The United Nations human rights office on Tuesday rebuked threats made against its senior investigators by senior Burundi officials and by the Philippines President Rodrigo Duterte.
The agency accuses the Burundian government of denying its investigators entry into the East African country where it says mass killings have been carried out.
In April 2016, the International Criminal Court (ICC) announced that it had launched a “preliminary examination” of the situation in the country, where at the time more than 430 people had reportedly been killed.
The on-going process, which will then determine whether a full investigation should take place, focuses on “killing, imprisonment, torture, rape and other forms of sexual violence, as well as cases of enforced disappearances that have been allegedly committed since April 2015.”

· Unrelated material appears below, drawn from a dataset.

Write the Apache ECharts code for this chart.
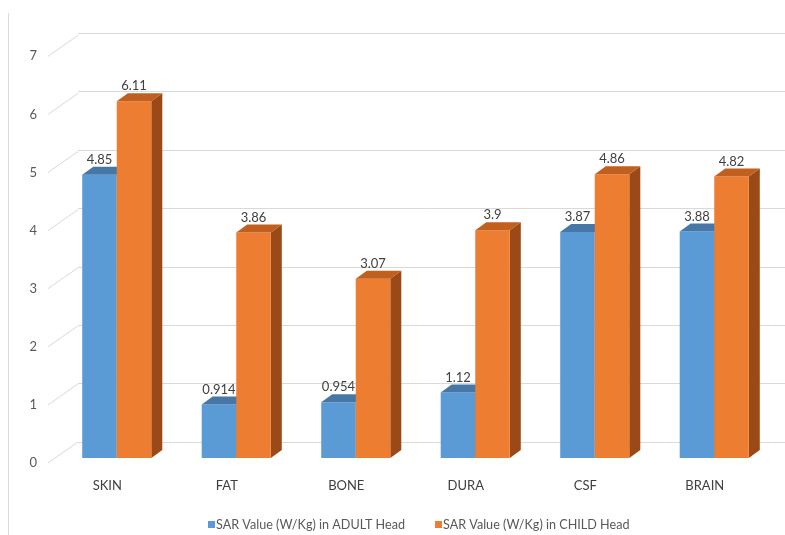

President Pierre Nkurunziza in October 2016 signed a legislation calling for his country’s withdrawal from the ICC, thereafter sending a notification to the UN secretary-general.
Under the Rome Statute, actual withdrawal takes place a year after such notification.
The Burundi government rejected the commission and did not allow the investigators to enter the country.
Interviews were conducted in neighbouring countries, where hundreds of thousands of Burundians have fled since a political conflict erupted in April 2015.
The government is however adamant that the refugees should return home as it has restored security.
On September 1, the Burundi parliament announced that it would set up its own commission, made up of 12 lawmakers, to look into the UN commission’s findings.
The UN has also accused President Rodrigo Duterte of threatening to slap its agent if she investigated him.
“On Nov 9, Duterte threatened to slap UN special rapporteur Agnes Callamard if she investigates him for alleged extrajudicial killings,” human rights spokesman Rupert Covlille said.